**SET EXERCISE:** Your answer is a single number: how many lines hold the word "document"?

**Charts and diagrams as code:**
· · · ·

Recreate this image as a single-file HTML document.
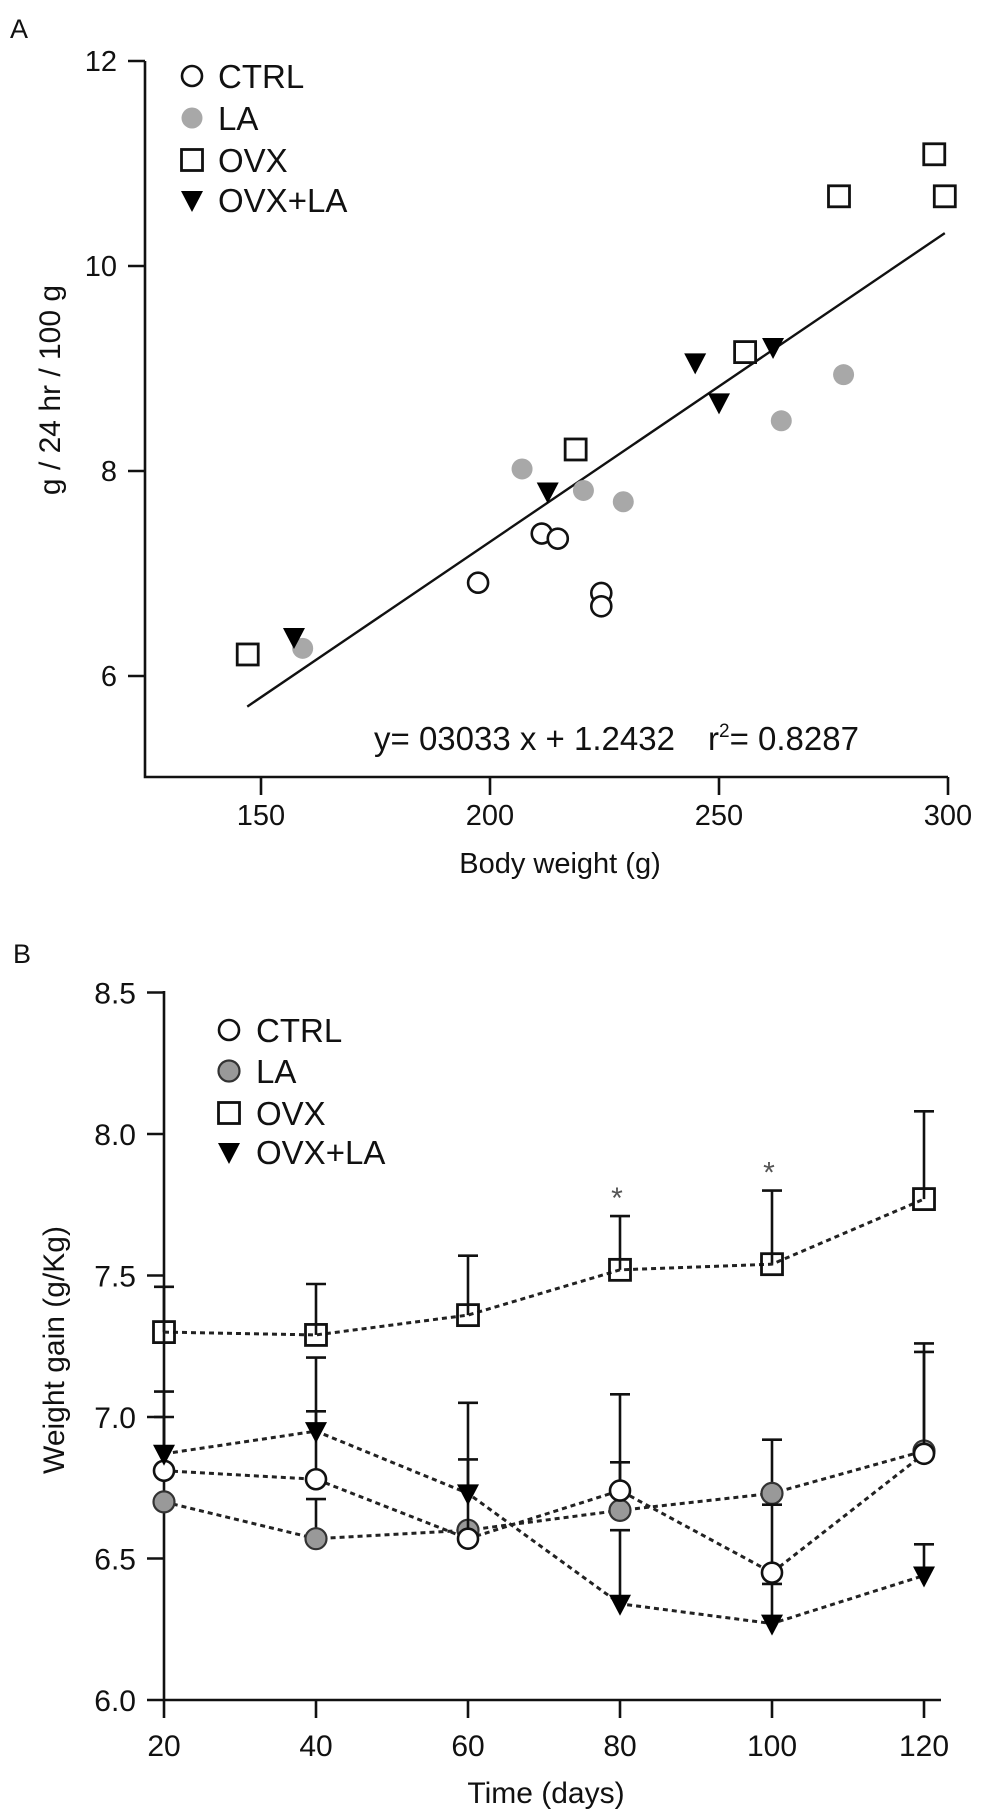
<!DOCTYPE html>
<html><head><meta charset="utf-8"><style>
html,body{margin:0;padding:0;background:#fff;}
svg{display:block;font-family:"Liberation Sans",Arial,sans-serif;}
</style></head><body>
<svg id="fig" width="987" height="1820" viewBox="0 0 987 1820" xmlns="http://www.w3.org/2000/svg">
<g id="pa"></g>
<g id="pb"></g>
</svg>
<script>
// ---------- Panel A data ----------
const aXTicks = [150, 200, 250, 300];
const aYTicks = [6, 8, 10, 12];
const ctrlX = [197.4, 211.3, 214.8, 224.3, 224.3];
const ctrlY = [6.91, 7.39, 7.34, 6.81, 6.68];
const laX = [159.1, 207.0, 220.4, 229.1, 263.6, 277.2];
const laY = [6.27, 8.02, 7.81, 7.70, 8.49, 8.94];
const ovxX = [147.1, 218.7, 255.7, 276.2, 297.0, 299.3];
const ovxY = [6.21, 8.21, 9.16, 10.68, 11.09, 10.68];
const ovxlaX = [157.2, 212.6, 244.8, 250.0, 261.8];
const ovxlaY = [6.38, 7.80, 9.06, 8.67, 9.21];
const fitSlope = 0.03033;
const fitIntercept = 1.2432;
const fitRange = [147, 299.3];

// ---------- Panel B data ----------
const bDays = [20, 40, 60, 80, 100, 120];
const bYTicks = [6.0, 6.5, 7.0, 7.5, 8.0, 8.5];
const bCtrl = [6.81, 6.78, 6.57, 6.74, 6.45, 6.87];
const bCtrlErr = [7.00, 7.02, 6.85, 6.84, 6.69, 7.26];
const bLa = [6.70, 6.57, 6.60, 6.67, 6.73, 6.88];
const bLaErr = [null, 6.71, 6.60, 7.08, 6.92, 7.23];
const bOvx = [7.30, 7.29, 7.36, 7.52, 7.54, 7.77];
const bOvxErr = [7.46, 7.47, 7.57, 7.71, 7.80, 8.08];
const bOvxla = [6.87, 6.95, 6.73, 6.34, 6.27, 6.44];
const bOvxlaErr = [7.09, 7.21, 7.05, 6.60, 6.41, 6.55];
const bStars = [80, 100];

const NS = "http://www.w3.org/2000/svg";
function mk(parent, tag, attrs) {
  const e = document.createElementNS(NS, tag);
  for (const k in attrs) e.setAttribute(k, attrs[k]);
  parent.appendChild(e);
  return e;
}
function txt(parent, s, x, y, size, anchor, extra) {
  const t = mk(parent, "text", Object.assign({x: x, y: y, "font-size": size, "text-anchor": anchor || "start", fill: "#111"}, extra || {}));
  t.textContent = s;
  return t;
}
function marker(g, type, x, y, lightLA) {
  let e;
  if (type === "ctrl") e = mk(g, "circle", {cx: x, cy: y, r: 10, fill: "#fff", stroke: "#111", "stroke-width": 2.6});
  else if (type === "la") e = lightLA ? mk(g, "circle", {cx: x, cy: y, r: 10.5, fill: "#a8a8a8"})
                                     : mk(g, "circle", {cx: x, cy: y, r: 10.5, fill: "#999", stroke: "#333", "stroke-width": 2.2});
  else if (type === "ovx") e = mk(g, "rect", {x: x - 10.5, y: y - 10.5, width: 21, height: 21, fill: "#fff", "fill-opacity": lightLA ? 1 : 0, stroke: "#111", "stroke-width": 2.8});
  else e = mk(g, "path", {d: "M" + (x - 11) + "," + (y - 9) + "L" + (x + 11) + "," + (y - 9) + "L" + x + "," + (y + 12) + "Z", fill: "#000"});
  return e;
}

// ---------- Panel A ----------
const pa = document.getElementById("pa");
const ax = v => 261 + (v - 150) * 4.58;
const ay = v => 676 - (v - 6) * 102.5;
let e;
e = txt(pa, "A", 10, 38, 27, "start");


e = mk(pa, "path", {d: "M145,61V777H948", fill: "none", stroke: "#111", "stroke-width": 2.6});


aYTicks.forEach(v => {
  const l = mk(pa, "line", {x1: 128, x2: 145, y1: ay(v), y2: ay(v), stroke: "#111", "stroke-width": 2.6});
  
  
  const t = txt(pa, String(v), 117, ay(v) + 10, 29, "end");
  
  
});
aXTicks.forEach(v => {
  const l = mk(pa, "line", {x1: ax(v), x2: ax(v), y1: 777, y2: 795, stroke: "#111", "stroke-width": 2.6});
  
  
  const t = txt(pa, String(v), ax(v), 825, 29, "middle");
  
  
});
e = txt(pa, "Body weight (g)", 560, 873, 29, "middle");


e = txt(pa, "g / 24 hr / 100 g", 0, 0, 30, "middle", {transform: "translate(60,390) rotate(-90)"});


e = mk(pa, "line", {x1: ax(fitRange[0]), y1: ay(fitSlope * fitRange[0] + fitIntercept), x2: ax(fitRange[1]), y2: ay(fitSlope * fitRange[1] + fitIntercept), stroke: "#111", "stroke-width": 2.4});


e = txt(pa, "y= 03033 x + 1.2432", 374, 750, 33, "start");


e = txt(pa, "r", 708, 750, 33, "start");


const ts = mk(e, "tspan", {"font-size": 19, dy: -13}); ts.textContent = "2";
const ts2 = mk(e, "tspan", {dy: 13}); ts2.textContent = "= 0.8287";

function scatter(xs, ys, type, name) {
  xs.forEach((v, i) => {
    const m = marker(pa, type, ax(v), ay(ys[i]), true);
    
    
  });
}
scatter(laX, laY, "la", "la-point");
scatter(ovxX, ovxY, "ovx", "ovx-point");
scatter(ctrlX, ctrlY, "ctrl", "ctrl-point");
scatter(ovxlaX, ovxlaY, "ovxla", "ovx-la-point");

function legend(g, x, ys, tx, size, light, prefix) {
  const names = ["CTRL", "LA", "OVX", "OVX+LA"];
  const types = ["ctrl", "la", "ovx", "ovxla"];
  names.forEach((n, i) => {
    const m = marker(g, types[i], x, ys[i], light);
    
    
    const t = txt(g, n, tx, ys[i] + size * 0.36, size, "start");
    
    
  });
}
legend(pa, 192, [76, 118, 160, 200], 218, 33, true, "a");

// ---------- Panel B ----------
const pb = document.getElementById("pb");
const bx = v => 164 + (v - 20) * 7.6;
const by = v => 1700 - (v - 6) * 283;
e = txt(pb, "B", 13, 963, 27, "start");


e = mk(pb, "path", {d: "M164,991V1700H941", fill: "none", stroke: "#111", "stroke-width": 2.6});


bYTicks.forEach(v => {
  const l = mk(pb, "line", {x1: 147, x2: 164, y1: by(v), y2: by(v), stroke: "#111", "stroke-width": 2.6});
  
  
  const t = txt(pb, v.toFixed(1), 136, by(v) + 11, 30, "end");
  
  
});
bDays.forEach(v => {
  const l = mk(pb, "line", {x1: bx(v), x2: bx(v), y1: 1700, y2: 1718, stroke: "#111", "stroke-width": 2.6});
  
  
  const t = txt(pb, String(v), bx(v), 1756, 30, "middle");
  
  
});
e = txt(pb, "Time (days)", 546, 1803, 30, "middle");


e = txt(pb, "Weight gain (g/Kg)", 0, 0, 30, "middle", {transform: "translate(64,1350) rotate(-90)"});



function series(vals, errs, type, name) {
  errs.forEach((ev, i) => {
    if (ev === null) return;
    const x = bx(bDays[i]);
    const l = mk(pb, "line", {x1: x, x2: x, y1: by(vals[i]), y2: by(ev), stroke: "#111", "stroke-width": 2.6});
    
    
    const c = mk(pb, "line", {x1: x - 10, x2: x + 10, y1: by(ev), y2: by(ev), stroke: "#111", "stroke-width": 2.6});
    
    
  });
  const d = vals.map((v, i) => (i ? "L" : "M") + bx(bDays[i]) + "," + by(v)).join("");
  const p = mk(pb, "path", {d: d, fill: "none", stroke: "#222", "stroke-width": 3, "stroke-dasharray": "5,4"});
  
  
  vals.forEach((v, i) => {
    const m = marker(pb, type, bx(bDays[i]), by(v), false);
    
    
  });
}
series(bOvx, bOvxErr, "ovx", "ovx");
series(bLa, bLaErr, "la", "la");
series(bCtrl, bCtrlErr, "ctrl", "ctrl");
series(bOvxla, bOvxlaErr, "ovxla", "ovx-la");
bStars.forEach(d => {
  const i = bDays.indexOf(d);
  const t = txt(pb, "*", bx(d) - 3, by(bOvxErr[i]) - 8, 30, "middle", {fill: "#555"});
  
  
});
legend(pb, 229, [1030, 1071, 1113, 1152], 256, 33, false, "b");
</script>
</body></html>
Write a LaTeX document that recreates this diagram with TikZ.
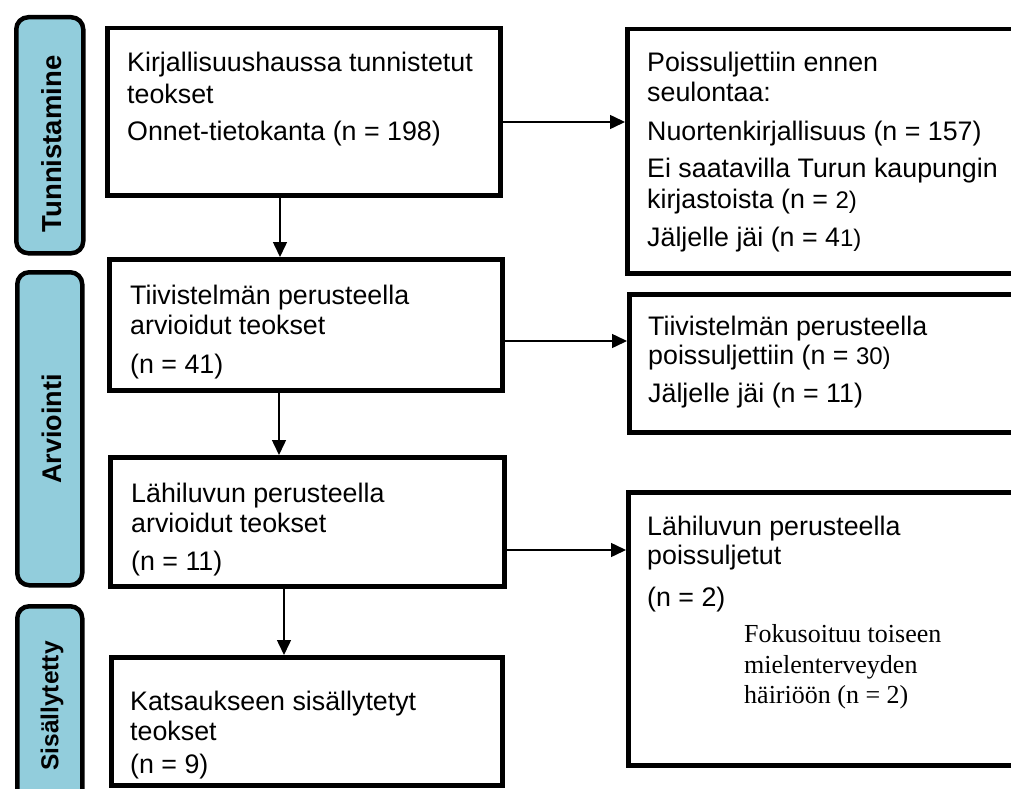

· · · ·

**EXPECTED ANSWER:** 5